Lee sources specific pathogen free (SPF) fry from Queensland at 25mm in length, and rears them in 38 2,000-l nursery tanks for three months, by which time they’ve reached 100-120 mm. Fry are graded twice a week in the early stages, then once a fortnight as they are effectively sorted into size cohorts. Fry are purchased every two months to ensure the nursery is always fully stocked. This is important because under Lee’s FP-CAS management system, new stock is introduced continuously, replacing fish that are harvested. Having seed stock available every four weeks, year-round, is essential for profitable operation.

At 100mm the fry are vaccinated against Streptococcus and stocked into the grow-out modules. Growth to market size (500/600g) takes six months. Some customers prefer larger fish (>1 kg) that take another three months to grow. Sampling and size verification is done every two months and, if needed, fish can be graded to remove the fast growers.
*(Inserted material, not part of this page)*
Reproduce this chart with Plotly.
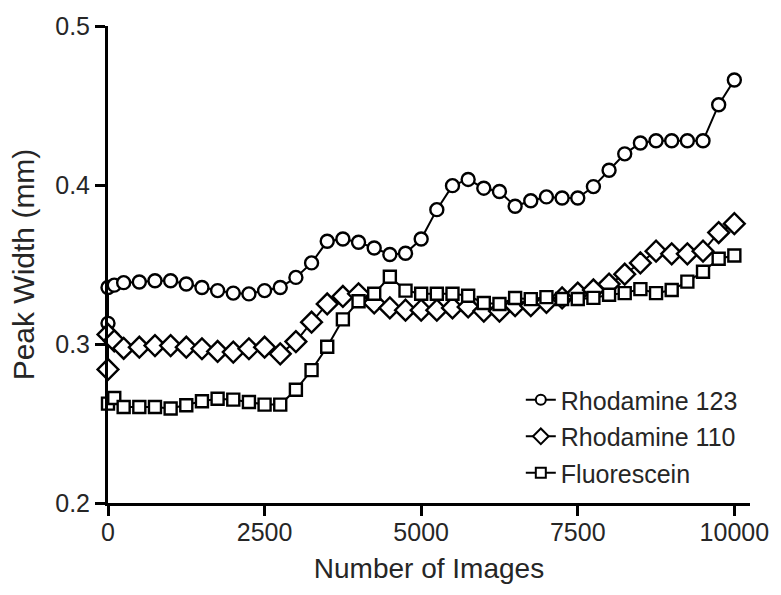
import plotly.graph_objects as go

# ---- data ----
x_r123 = [0, 0, 100, 250, 500, 750, 1000, 1250, 1500, 1750, 2000, 2250, 2500, 2750,
          3000, 3250, 3500, 3750, 4000, 4250, 4500, 4750, 5000, 5250, 5500, 5750,
          6000, 6250, 6500, 6750, 7000, 7250, 7500, 7750, 8000, 8250, 8500, 8750,
          9000, 9250, 9500, 9750, 10000]
y_r123 = [0.313, 0.3355, 0.337, 0.3386, 0.339, 0.3398, 0.3398, 0.3377, 0.3355, 0.3336,
          0.332, 0.3315, 0.3336, 0.3355, 0.3419, 0.351, 0.3646, 0.366, 0.364, 0.3604,
          0.3563, 0.3571, 0.366, 0.3845, 0.3996, 0.4035, 0.398, 0.3959, 0.3866, 0.3901,
          0.3925, 0.3918, 0.3918, 0.399, 0.4093, 0.4196, 0.4264, 0.4278, 0.4278, 0.4278,
          0.4278, 0.4505, 0.466]

x_r110 = [0, 0, 100, 250, 500, 750, 1000, 1250, 1500, 1750, 2000, 2250, 2500, 2750,
          3000, 3250, 3500, 3750, 4000, 4250, 4500, 4750, 5000, 5250, 5500, 5750,
          6000, 6250, 6500, 6750, 7000, 7250, 7500, 7750, 8000, 8250, 8500, 8750,
          9000, 9250, 9500, 9750, 10000]
y_r110 = [0.284, 0.306, 0.302, 0.2973, 0.298, 0.299, 0.299, 0.298, 0.297, 0.2953,
          0.2949, 0.297, 0.298, 0.2938, 0.3015, 0.3137, 0.3252, 0.3299, 0.3316, 0.3258,
          0.3227, 0.3213, 0.3213, 0.3213, 0.3227, 0.3233, 0.3207, 0.3207, 0.3241, 0.3241,
          0.3262, 0.329, 0.332, 0.334, 0.3377, 0.3439, 0.351, 0.3584, 0.3567, 0.3567,
          0.3584, 0.3701, 0.3757]

x_fluo = [0, 100, 250, 500, 750, 1000, 1250, 1500, 1750, 2000, 2250, 2500, 2750,
          3000, 3250, 3500, 3750, 4000, 4250, 4500, 4750, 5000, 5250, 5500, 5750,
          6000, 6250, 6500, 6750, 7000, 7250, 7500, 7750, 8000, 8250, 8500, 8750,
          9000, 9250, 9500, 9750, 10000]
y_fluo = [0.2625, 0.266, 0.2604, 0.2604, 0.2604, 0.2594, 0.2615, 0.264, 0.2656, 0.265,
          0.2635, 0.2619, 0.2619, 0.2712, 0.2836, 0.2983, 0.3155, 0.3269, 0.3316, 0.3423,
          0.3336, 0.3316, 0.3316, 0.3316, 0.3303, 0.3258, 0.3252, 0.3289, 0.3282, 0.3295,
          0.3283, 0.3283, 0.329, 0.331, 0.332, 0.3345, 0.332, 0.334, 0.3392, 0.3454,
          0.3536, 0.3557]

series_names = ["Rhodamine 123", "Rhodamine 110", "Fluorescein"]
x_ticks = [0, 2500, 5000, 7500, 10000]
y_ticks = [0.2, 0.3, 0.4, 0.5]

FONT = "Liberation Sans, Arial, sans-serif"
TXT = "#262626"

fig = go.Figure()
specs = [
    (x_r123, y_r123, series_names[0], "circle", 13, 10),
    (x_r110, y_r110, series_names[1], "diamond", 16, 12),
    (x_fluo, y_fluo, series_names[2], "square", 12, 10),
]
for i, (xs, ys, name, sym, size, lsize) in enumerate(specs):
    fig.add_trace(go.Scatter(
        x=xs, y=ys, name=name, mode="lines+markers",
        line=dict(color="black", width=2),
        marker=dict(symbol=sym, size=size, color="white",
                    line=dict(color="black", width=2.4)),
        showlegend=False, cliponaxis=False,
    ))
    # legend entry with smaller symbol, as in the original key
    fig.add_trace(go.Scatter(
        x=[None], y=[None], name=name, mode="lines+markers",
        line=dict(color="black", width=2),
        marker=dict(symbol=sym, size=lsize, color="white",
                    line=dict(color="black", width=2)),
        legendgroup=f"g{i}", showlegend=True,
    ))

fig.update_layout(
    width=781, height=595,
    margin=dict(l=108, r=25, t=18, b=92),
    paper_bgcolor="white", plot_bgcolor="white",
    font=dict(family=FONT, size=24, color=TXT),
    showlegend=True,
    legend=dict(x=0.643, y=0.264, xanchor="left", yanchor="top",
                bgcolor="rgba(0,0,0,0)", font=dict(size=25, color=TXT),
                tracegroupgap=1, itemwidth=30),
    xaxis=dict(range=[0, 10250], tickvals=x_ticks,
               ticktext=[str(v) for v in x_ticks],
               showgrid=False, zeroline=False, showline=True,
               linecolor="black", linewidth=3,
               ticks="outside", ticklen=10, tickwidth=3, tickcolor="black",
               tickfont=dict(size=25, color=TXT), ticklabelstandoff=-5,
               title=dict(text="Number of Images", font=dict(size=28, color=TXT), standoff=14)),
    yaxis=dict(range=[0.2, 0.5], tickvals=y_ticks,
               ticktext=["0.2", "0.3", "0.4", "0.5"],
               showgrid=False, zeroline=False, showline=True,
               linecolor="black", linewidth=3,
               ticks="outside", ticklen=10, tickwidth=3, tickcolor="black",
               tickfont=dict(size=25, color=TXT),
               title=dict(text="Peak Width (mm)", font=dict(size=30, color=TXT), standoff=12)),
)

fig.write_html("out.html")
While a fully stocked module averages less than 30kg/m3, because of the different growth stages in each module, the load in tanks carrying the fish closest to market size can be as high as 45-50kg/m3.

Lee feeds Skretting diets throughout, from starter rations to growout feed. FCRs are better than 1.1. This reflects both the ability to feed and manage the stock, and low mortality levels, which average <2% during growout.

In 13 years of operation Lee has not had to make any changes or major repairs to his FP-CAS modules, allowing him to focus on the nursery- and post-harvest systems, both of which are crucial. Without access to high quality seed-stock he would have breaks in supply continuity, and lose the confidence of his buyers in Melbourne and Sydney.

Marketing is important

Lee counts and grades the fish at harvest and puts similar sized fish in specific tanks. Careful handling is important, as customers like to see healthy and damage-free fish. Post-harvest grading allows Lee to remove fish that do not meet his stringent quality standard for “live” sales. Such fish are sold locally as “fresh chilled.” The post-harvest system also prepares the fish for live transport as they will be fully purged and acclimated to a lower salinity (6%), which improves their taste and helps them over the long haul to market. Selling live fish brings both a premium and a risk. To survive trucking, and then survive in retailers’ tanks the fish must be in first class condition. This has required close attention to training his staff, sourcing high quality seed and feed, and the dedication to make the farm a success.

With FP-CAS technology fish can be produced predictably and economically, allowing Lee to sign long term supply contracts, an advantage not enjoyed by fish farmers who have no cost control nor guaranteed production. The high quality of Lee’s fish was recognised at the Sydney Fish Market Auction where his barramundi were sold on average 8% higher than other farmed barramundi. Lee also believes that the FP-CAS system enables him to produce fish that appeal to the community that likes to “look their dinner in the eye” before they buy.